Istanbul's proliferation of DIY art museums - funded by its collecting elite - was initiated, in part, by Can Elgiz in 2001. "There weren't any public spaces or nonprofit exhibitions at that time," he tells The National in his cavernous gallery, Proje4L/Elgiz Museum of Contemporary Art in the city's Levent district. "Our first aim was to show young artists because it's hard to find space in the commercial galleries."

Today, Elgiz displays curated selections from his own collection of western greats alongside major Turkish names, but his acknowledgement of the need for nonprofit spaces has pushed a new generation of collectors into a similar role.

A local hunger for the new, then, was obvious at Contemporary Istanbul, with gallerists seemingly unafraid to present buyers with installations, animations and the visually risqué. Highlights included a wireframe sculpture of a human figure leaning against a wireframe brick wall by Server Demirta, presented by Cagla Cabaogly Gallery from Istanbul. With a hidden internal mechanism, the figure would bang itself against the wall in a show of creaky frustration.

Galeri Nev, another Turkish space, presented bold works by the American photographer Robert Mapplethorpe, including selections from his excellent 1982 series Lisa Lyon, alongside new photographs by Nazif Topcuoglu that show a more dreamlike, impressionistic tone to his work.
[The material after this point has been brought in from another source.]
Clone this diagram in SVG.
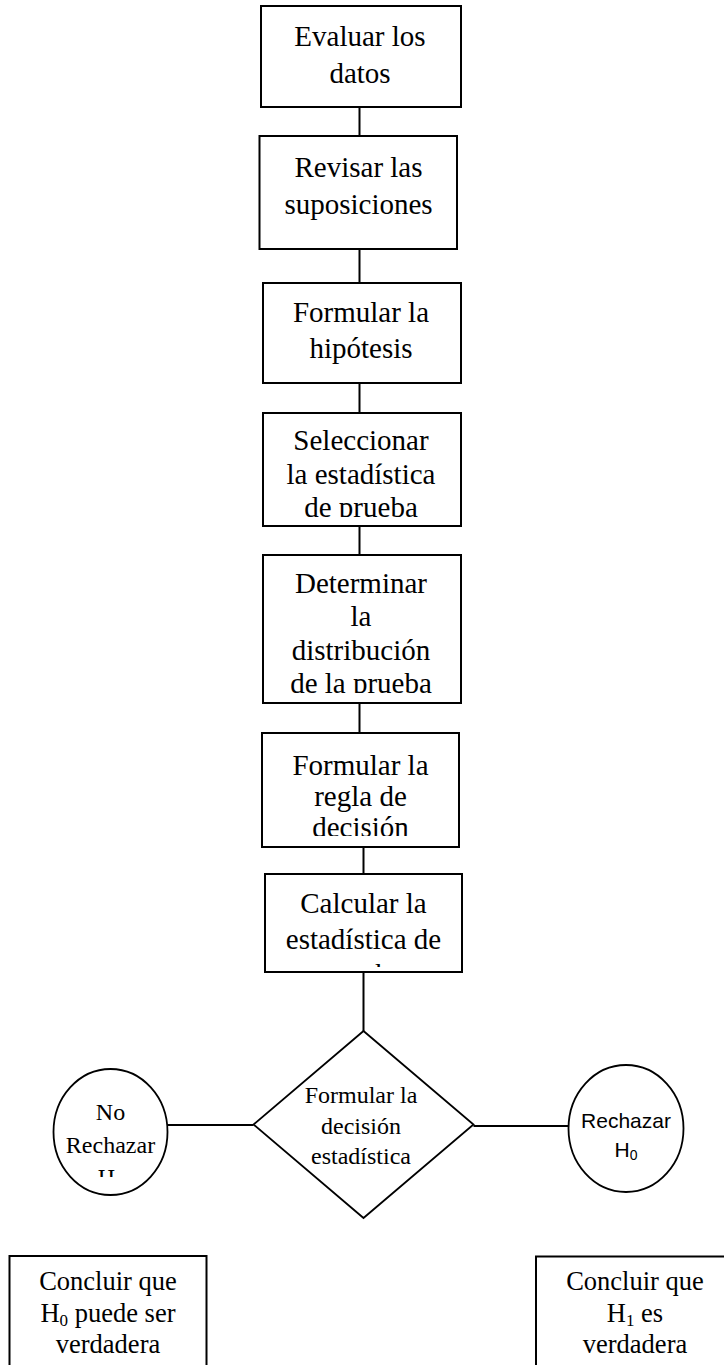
<svg xmlns="http://www.w3.org/2000/svg" width="724" height="1365" viewBox="0 0 724 1365">
  <style>
    .box { fill: #ffffff; stroke: #000000; stroke-width: 2; }
    .shape { fill: #ffffff; stroke: #000000; stroke-width: 1.8; }
    .link { stroke: #000000; stroke-width: 2; fill: none; }
    .t { font-family: "Liberation Serif", "Times New Roman", serif; font-size: 29px; fill: #000000; text-anchor: middle; }
    .ts { font-family: "Liberation Serif", "Times New Roman", serif; font-size: 24px; fill: #000000; text-anchor: middle; }
    .tb { font-family: "Liberation Serif", "Times New Roman", serif; font-size: 26.5px; fill: #000000; text-anchor: middle; }
    .sans { font-family: "Liberation Sans", Arial, sans-serif; font-size: 21px; fill: #000000; text-anchor: middle; }
  </style>
  <defs>
    <clipPath id="clip-seleccionar"><rect x="263" y="413" width="198" height="104"/></clipPath>
    <clipPath id="clip-determinar"><rect x="263" y="555" width="198" height="138"/></clipPath>
    <clipPath id="clip-regla"><rect x="262" y="733" width="197" height="103"/></clipPath>
    <clipPath id="clip-calcular"><rect x="265" y="874" width="197" height="93"/></clipPath>
    <clipPath id="clip-no-rechazar"><rect x="53" y="1069" width="115" height="108"/></clipPath>
  </defs>

  <!-- connectors -->
  <g id="connectors">
    <line class="link" x1="359.5" y1="107" x2="359.5" y2="136"/>
    <line class="link" x1="359.5" y1="249" x2="359.5" y2="283"/>
    <line class="link" x1="359.5" y1="383" x2="359.5" y2="413"/>
    <line class="link" x1="359.5" y1="526" x2="359.5" y2="555"/>
    <line class="link" x1="359.5" y1="703" x2="359.5" y2="733"/>
    <line class="link" x1="363.5" y1="847" x2="363.5" y2="874"/>
    <line class="link" x1="363.5" y1="972" x2="363.5" y2="1031"/>
    <line class="link" x1="167" y1="1125" x2="253.5" y2="1125"/>
    <line class="link" x1="473.5" y1="1126" x2="568.5" y2="1126"/>
  </g>

  <!-- process boxes -->
  <g id="evaluar">
    <rect class="box" x="261" y="6" width="200" height="101"/>
    <text class="t" x="360" y="46">Evaluar los</text>
    <text class="t" x="360" y="83">datos</text>
  </g>

  <g id="revisar">
    <rect class="box" x="259.5" y="136" width="197.5" height="113"/>
    <text class="t" x="358.5" y="177">Revisar las</text>
    <text class="t" x="358.5" y="213.5">suposiciones</text>
  </g>

  <g id="formular-hipotesis">
    <rect class="box" x="263" y="283" width="198" height="100"/>
    <text class="t" x="361" y="321.5">Formular la</text>
    <text class="t" x="361" y="358">hipótesis</text>
  </g>

  <g id="seleccionar">
    <rect class="box" x="263" y="413" width="198" height="113"/>
    <g clip-path="url(#clip-seleccionar)">
      <text class="t" x="361" y="450">Seleccionar</text>
      <text class="t" x="361" y="483.5">la estadística</text>
      <text class="t" x="361" y="517">de prueba</text>
    </g>
  </g>

  <g id="determinar">
    <rect class="box" x="263" y="555" width="198" height="148"/>
    <g clip-path="url(#clip-determinar)">
      <text class="t" x="361" y="592.5">Determinar</text>
      <text class="t" x="361" y="626">la</text>
      <text class="t" x="361" y="659.5">distribución</text>
      <text class="t" x="361" y="693">de la prueba</text>
    </g>
  </g>

  <g id="formular-regla">
    <rect class="box" x="262" y="733" width="197" height="114"/>
    <g clip-path="url(#clip-regla)">
      <text class="t" x="360.5" y="774.5">Formular la</text>
      <text class="t" x="360.5" y="806">regla de</text>
      <text class="t" x="360.5" y="837">decisión</text>
    </g>
  </g>

  <g id="calcular">
    <rect class="box" x="265" y="874" width="197" height="98"/>
    <g clip-path="url(#clip-calcular)">
      <text class="t" x="363.5" y="912.5">Calcular la</text>
      <text class="t" x="363.5" y="949">estadística de</text>
      <text class="t" x="363.5" y="983.5">prueba</text>
    </g>
  </g>

  <!-- decision -->
  <g id="decision">
    <polygon class="shape" points="363.5,1031 473.5,1124.5 363.5,1218 253.5,1124.5"/>
    <text class="ts" x="361" y="1103">Formular la</text>
    <text class="ts" x="361" y="1134">decisión</text>
    <text class="ts" x="361" y="1164">estadística</text>
  </g>

  <!-- outcomes -->
  <g id="no-rechazar">
    <ellipse class="shape" cx="110.5" cy="1132" rx="57" ry="63"/>
    <g clip-path="url(#clip-no-rechazar)">
      <text class="ts" x="110.5" y="1120">No</text>
      <text class="ts" x="110.5" y="1152.5">Rechazar</text>
      <text class="ts" x="110.5" y="1185">H<tspan font-size="16" dy="4">0</tspan></text>
    </g>
  </g>

  <g id="rechazar">
    <ellipse class="shape" cx="626" cy="1128.5" rx="57.5" ry="63.5"/>
    <text class="sans" x="626" y="1128">Rechazar</text>
    <text class="sans" x="626" y="1157">H<tspan font-size="14" dy="3">0</tspan></text>
  </g>

  <!-- conclusions -->
  <g id="concluir-h0">
    <rect class="box" x="9.5" y="1256" width="197" height="130"/>
    <text class="tb" x="108" y="1290">Concluir que</text>
    <text class="tb" x="108" y="1321.5">H<tspan font-size="17" dy="4">0</tspan><tspan dy="-4"> puede ser</tspan></text>
    <text class="tb" x="108" y="1352.5">verdadera</text>
  </g>

  <g id="concluir-h1">
    <rect class="box" x="536" y="1256.5" width="197" height="130"/>
    <text class="tb" x="635" y="1290">Concluir que</text>
    <text class="tb" x="635" y="1321.5">H<tspan font-size="17" dy="4">1</tspan><tspan dy="-4"> es</tspan></text>
    <text class="tb" x="635" y="1352.5">verdadera</text>
  </g>
</svg>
One of the most stirring pieces at Contemporary Istanbul this year was an eight-panel work by the Iranian artist Ahmad Morshedloo on Assar Art Gallery's booth from Tehran. Wrought with finesse entirely in ball-point pen, the artist created the scene of a crowd standing before a public hanging. Anonymous legs float into view from above, yet the crowd have their heads down - some appear troubled, others vacant, some even hopeful of a brighter future. But there's one face most disturbing of all - a child, the only one watching what's going on, who stares wildly at the viewer.

This recent work, titled Estrangement, had a huge amount of interest at the fair, says the gallery director Maryam Majd, a returnee of the event. "We can't show this work in Iran, so this is a very good opportunity to have it on the wall. "The collectors here are not just looking into Turkish art any more, so it's much better than last year."

Similarly, the Gulf focus section of the fair also proved successful. Dubai's Green Art Gallery presented and sold editions of a video piece by the Palestinian artist Shadi Habib Allah, while Etemad Gallery, also from Dubai, received solid interest in its roster of Iranian, Chinese and European artists.

"Collectors are understanding that to have a good collection you need to go beyond your comfort zone and explore elsewhere," says Aly Afshar, the director of Etemad.

Carefully curated nonprofit spaces, initiatives designed to educate and the push to get collectors out and engaged with the international art world are all part of an unspoken plan to keep Turkey's art market on solid foundations. This keeps interest steady and burning during boom time, and not easily snuffed out should that change.